Georgia’s unintended impact on Ginny is one of season 2’s most poignant recurring themes. In fact, the trauma passed between them might be the single most interesting issue Ginny & Georgia has to offer, and when the camera zooms in on that dynamic—as it does in some well-written therapy scenes earlier this season—the show finally balances the scales. Only in these scenes does the relationship between mother and daughter feel less like caricature and more like something snatched from a slice of life, a lá the oft-referenced Gilmore Girls. But the weight of this dynamic falls too often on Ginny, and by extension on Gentry, whose most intriguing work is overshadowed by the show’s miscalculated attempts at humor and high stakes. In between her psuedo-Southern platitudes and oversimplifications, Georgia bats her eyelashes and brushes aside Ginny’s attempts at real reckoning, as in an exchange when she attempts to plant alcohol and porn in Ginny’s teacher’s desk midway through season 2.

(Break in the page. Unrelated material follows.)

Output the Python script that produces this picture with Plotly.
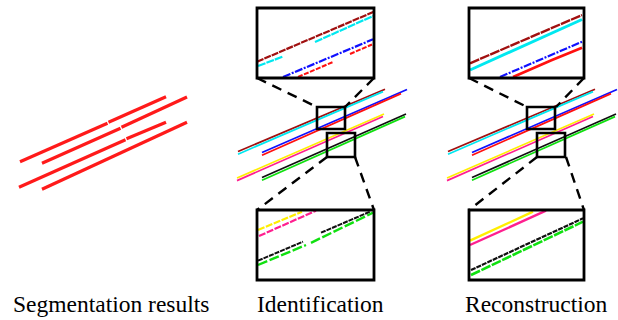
import plotly.graph_objects as go

# ---- Panel captions ----
captions = ["Segmentation results", "Identification", "Reconstruction"]
caption_x = [111, 320, 536]
caption_y = 304

# ---- Segmentation results: four red streaks (each as a few pieces) ----
seg_lines = [
    [(20, 161.7), (107.5, 123.3), None, (108.5, 122.3), (166, 96.7)],
    [(42, 163.3), (120.5, 128.3), None, (121.5, 127.3), (187, 97.0)],
    [(19, 187.3), (125.5, 139.8), None, (126.5, 138.8), (166, 122.3)],
    [(42, 189.3), (187, 122.3)],
]

# ---- Identification: main tracks (colour, start, end) ----
track_colors = ["#a01010", "#00e8f0", "#1010ff", "#ff1010",
                "#ffee00", "#ff1f8f", "#101010", "#10e010"]
track_start = [(238, 151.5), (238, 154.2), (262, 152.5), (262, 155.2),
               (237, 178.0), (237, 180.6), (262, 177.5), (262, 180.2)]
track_end = [(385, 89.3), (383, 91.6), (407, 89.5), (401, 93.6),
             (384, 114.0), (383, 116.5), (406, 114.0), (405, 116.6)]
panel_shift = 210  # Reconstruction panel sits to the right

# ---- Zoom frames: small windows and enlarged insets ----
small_boxes = [(317, 107, 345, 129), (327, 133, 355, 157)]
big_boxes = [(257, 8, 374, 78), (257, 210, 374, 280)]
big_boxes_r = [(469, 8, 584, 78), (469, 210, 584, 280)]
connectors = [
    [(257, 78), (317, 107)], [(374, 78), (345, 107)],
    [(327, 157), (257, 210)], [(355, 157), (374, 210)],
]
connectors_r = [
    [(469, 78), (527, 107)], [(584, 78), (556, 107)],
    [(537, 157), (469, 210)], [(566, 157), (584, 210)],
]

# ---- Inset contents: Identification (broken tracks) ----
inset_id = [
    ("#a01010", [(257, 61.7), (374, 11.7)], "7px,1px", 2.2),
    ("#00e8f0", [(258, 66), (283, 56.5), None, (315, 42), (373, 16)], "8px,1px", 2.2),
    ("#1010ff", [(283, 77), (373, 39.3)], "8px,1.5px,2px,1.5px", 2.2),
    ("#ff1010", [(298, 77), (333, 62), None, (350, 54), (372, 44.5)], "5px,1.5px", 2.0),
    ("#ffee00", [(258, 230), (302, 211.7)], "7px,1.5px", 2.2),
    ("#ff1f8f", [(259, 236), (316, 210.7)], "7px,1.5px", 2.2),
    ("#101010", [(258, 260.7), (303, 241.7), None, (321, 232.7), (370, 211.7)], "5px,1px", 2.0),
    ("#10e010", [(258, 265), (306, 245), None, (311, 242.8), (373, 212.7)], "10px,2.5px", 2.4),
]

# ---- Inset contents: Reconstruction (continuous tracks) ----
inset_rec = [
    ("#a01010", [(470, 63.3), (582, 15)], "10px,1px", 2.4),
    ("#00e8f0", [(470, 70), (582, 19.5)], "solid", 3.0),
    ("#1010ff", [(500, 77), (582, 41.7)], "8px,1.5px,2px,1.5px", 2.2),
    ("#ff1010", [(513, 77), (545, 62.5), (552, 60), (582, 47.7)], "solid", 2.6),
    ("#ffee00", [(470, 240.7), (533, 211.7)], "solid", 2.4),
    ("#ff1f8f", [(470, 245), (546, 210.7)], "solid", 2.4),
    ("#101010", [(471, 270), (583, 218.3)], "5px,1px", 2.2),
    ("#10e010", [(471, 275), (583, 221.7)], "10px,1.5px", 2.6),
]


def xy(points, dx=0):
    xs, ys = [], []
    for p in points:
        if p is None:
            xs.append(None)
            ys.append(None)
        else:
            xs.append(p[0] + dx)
            ys.append(p[1])
    return xs, ys


fig = go.Figure()

# Segmentation streaks
for pts in seg_lines:
    xs, ys = xy(pts)
    fig.add_trace(go.Scatter(x=xs, y=ys, mode="lines",
                             line=dict(color="#ff1a1a", width=3.2),
                             hoverinfo="skip", showlegend=False))

# Main tracks in both right-hand panels
for dx in (0, panel_shift):
    for c, s, e in zip(track_colors, track_start, track_end):
        fig.add_trace(go.Scatter(x=[s[0] + dx, e[0] + dx], y=[s[1], e[1]],
                                 mode="lines", line=dict(color=c, width=1.7),
                                 hoverinfo="skip", showlegend=False))

# Inset contents
for c, pts, dash, w in inset_id + inset_rec:
    xs, ys = xy(pts)
    fig.add_trace(go.Scatter(x=xs, y=ys, mode="lines",
                             line=dict(color=c, width=w, dash=dash),
                             hoverinfo="skip", showlegend=False))

# Frames
shapes = []
for dx, bigs, conns in ((0, big_boxes, connectors), (panel_shift, big_boxes_r, connectors_r)):
    for (x0, y0, x1, y1) in small_boxes:
        shapes.append(dict(type="rect", x0=x0 + dx, y0=y0, x1=x1 + dx, y1=y1,
                           line=dict(color="black", width=2.6)))
    for (x0, y0, x1, y1) in bigs:
        shapes.append(dict(type="rect", x0=x0, y0=y0, x1=x1, y1=y1,
                           line=dict(color="black", width=2.8)))
    for (a, b) in conns:
        shapes.append(dict(type="line", x0=a[0], y0=a[1], x1=b[0], y1=b[1],
                           line=dict(color="black", width=2.4, dash="10px,7px")))

annotations = [
    dict(x=cx, y=caption_y, text=t, showarrow=False, xanchor="center", yanchor="middle",
         font=dict(family="Liberation Serif, Times New Roman, serif", size=23.5, color="black"))
    for t, cx in zip(captions, caption_x)
]

fig.update_layout(
    width=618, height=320,
    margin=dict(l=0, r=0, t=0, b=0),
    paper_bgcolor="white", plot_bgcolor="white",
    xaxis=dict(range=[0, 618], visible=False, fixedrange=True),
    yaxis=dict(range=[320, 0], visible=False, fixedrange=True),
    shapes=shapes, annotations=annotations,
)

fig.write_html("out.html", config={"displayModeBar": False})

“You can’t go around doing whatever you want all the time,” Ginny tells her mother.
“I would do anything for you. You know that,” Georgia says.
“That’s horrible,” Ginny replies, in one of the season’s more intelligent line readings. “That’s a horrible thing to put on me.”
Ginny—and Gentry—do their best to keep the show on track, to steer the titular mother and daughter toward mutual understanding. Georgia did what she felt she must, in order to escape an abusive childhood and adolescence; Ginny nevertheless has to deal with the twisted repercussions of her actions. The difference is that Ginny’s character is given the time and space for evaluation and healing. Despite Howey’s best efforts, Georgia’s self-analysis only barely skims the surface. “I don’t belong here” is about as earnest as she’s allowed to get.
Ginny & Georgia season 2 is undeniably better than season 1: It’s smarter and more substantive, plus it’s abandoned some, though not all, of the Gen Z buzzword roulette that got its early-episode writers in trouble last season. But too many voiceover clichés (“Betrayal leaves a metallic taste”) and illogical twists (How, exactly, does Gabriel plan to prove Georgia killed Tom?) contribute to an unbalanced reliance on Ginny’s maturity as a character (and Gentry’s maturity as an actress). The result is an uneven, if enjoyable, sophomore season, one with a lot more unpacking to do if it hopes to keep Ginny and Georgia together for long.
Lauren Puckett-Pope is an associate editor at ELLE, where she covers film, TV, books and fashion.